I have a 6-8 year old 3 pond chi that was given to me by a friends who's Neighbor (the previous owner) did not take well care of.My friend has said her neighbor had a evil very aggressive boyfriend that screamed all the time and said they told her my chi pooped n peed all over there floor (which he never does here.He doesn't even go in a crate ever here.Hes only pooped in the house once after i brought him home a year ago)Anyways,So I'm thinking his jaw was maybe broken or deformed or something maybe i duno?He looks different than other chi's to me or maybe he is just a small rat terrier mix?This still would not explain how if he opens his mouth to yawn his jaw clicks and it moves side to side slightly?I'm pretty sure after i brought him home he had head trauma when i would place him down his paws or one would bend under until his back legs touched the ground (took him some time to get balanced it seemed(he has since stoped this thank god)He has gone to the vet to get his shots n be checked over 9 month ago but my vet never said anything about his jaw or anything just gave him his year shots and check up gave him a perfect health diagnosis ext.I'm sure my vet would xray him for me for 200 $ or so but he doesn't seem to be in pain eats fine drinks fine is happy and cuddly as can be.He occasionally eats my other dogs hard food even.His lil jaw n head looks odd to me compared to other chi's n his clicking jaw??anyone else herd or have experienced this?Or maybe hes mixed with a breed with a jaw like his?
Thanks Toni


----------



## susan davis (Mar 25, 2011)

Toni, It really doesn't matter any more!!! He's doing fine now.
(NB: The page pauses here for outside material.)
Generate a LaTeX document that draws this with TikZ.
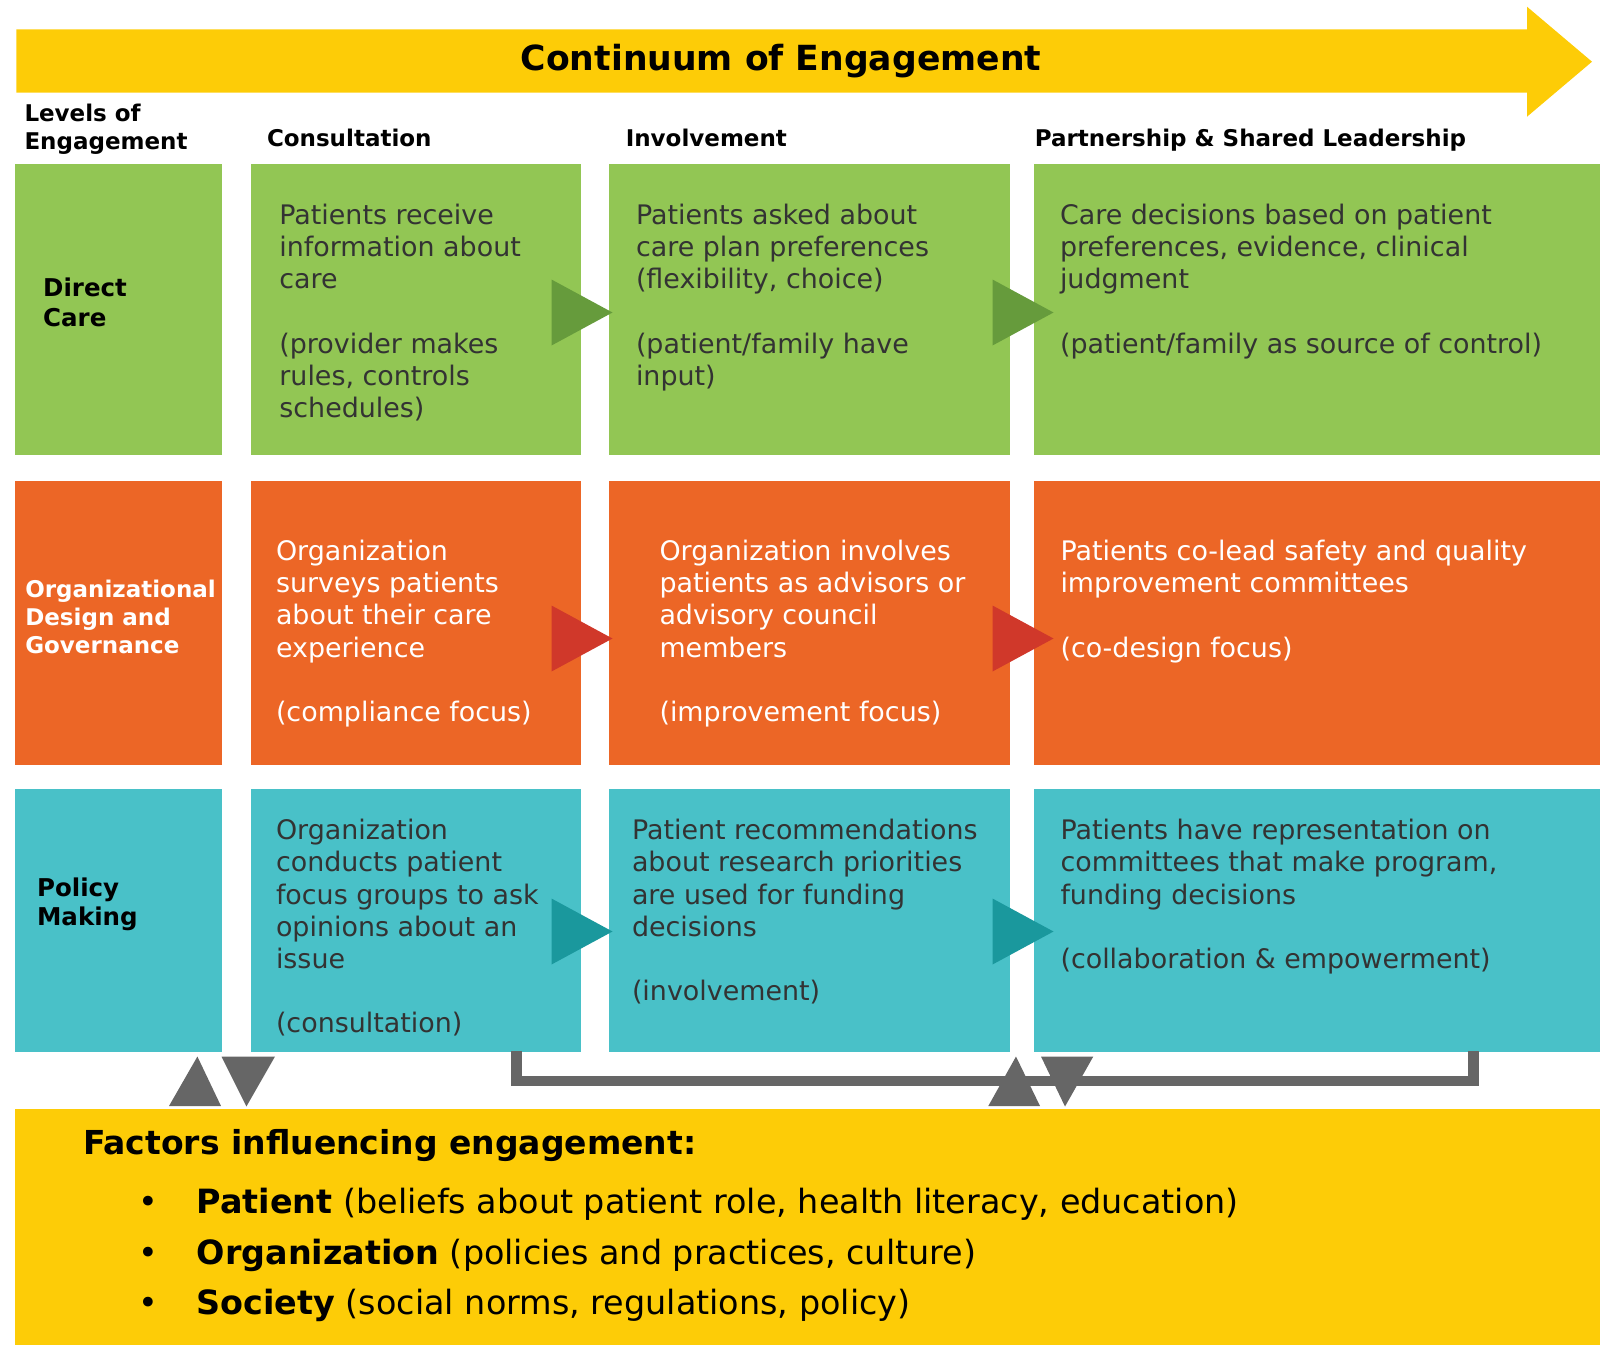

Probably in the past maybe someone kicked his jaw/head and fractured it? No way to know. Best to let it be now that he is doing OK. Congrats to you and the others that rescue these chi's. Sue Davis


----------



## widogmom (Mar 23, 2011)

I'd watch it, in case he gets arthritis in it when he gets older...maybe talk to your vet about starting him on Dasuquin or some other bone & joint supplement proactively. I can't be sure, but from the pics and your description of the clicking I do think it looks like a kick-type injury. He's a lucky guy to be with you now, though!


----------



## TLI (Sep 3, 2008)

I'm not sure. It does look as if it was broken. How terribly sad for him. Going through that kind of abuse must have been horrid and terrifying for the sweet fella'.  I'm happy to hear that he is in a good home now, with someone who will treat him as he should be. The person that did that to him needs *his* jaw broken! I can NOT understand how anyone could be so cruel!


----------



## Brodysmom (Jan 8, 2009)

It looks to me like his little jaw was fractured at one time. Can he close his mouth? Poor baby. Thank goodness he has you now. If he's eating and drinking OK and not in any pain, I'd just monitor it for now.


----------



## Smittens4CHi's (Apr 9, 2011)

He can close his jaw but it clicks and rattles to side.He is also missing his little teeth on his bottom so his lil tongue hangs out and he drools a lils ,but he is seriously the cutest lil baby ive ever seen.He loves to watch me for hours, paw at me for attention and get his belly rubied to sleep <3 Thank you to everyone that responded Ive been wondering about it for some time now :/ ..Ive never seen a chi or mix ever with a jaw like his.He is truly a lil angel one of a kind baby.
Toni


----------



## intuition (Jan 19, 2011)

Yea i wouldn't worry now if he's eating and happy. I like the tongue sticking out, and while i'd rather he had all his teeth, omg adorable!  I'd also take the advice for joint therapy or at least ask the Vet about it. just mention the joint issues ( the clicking and what not) and if he'll have other issues like arthritis, as he gets older


----------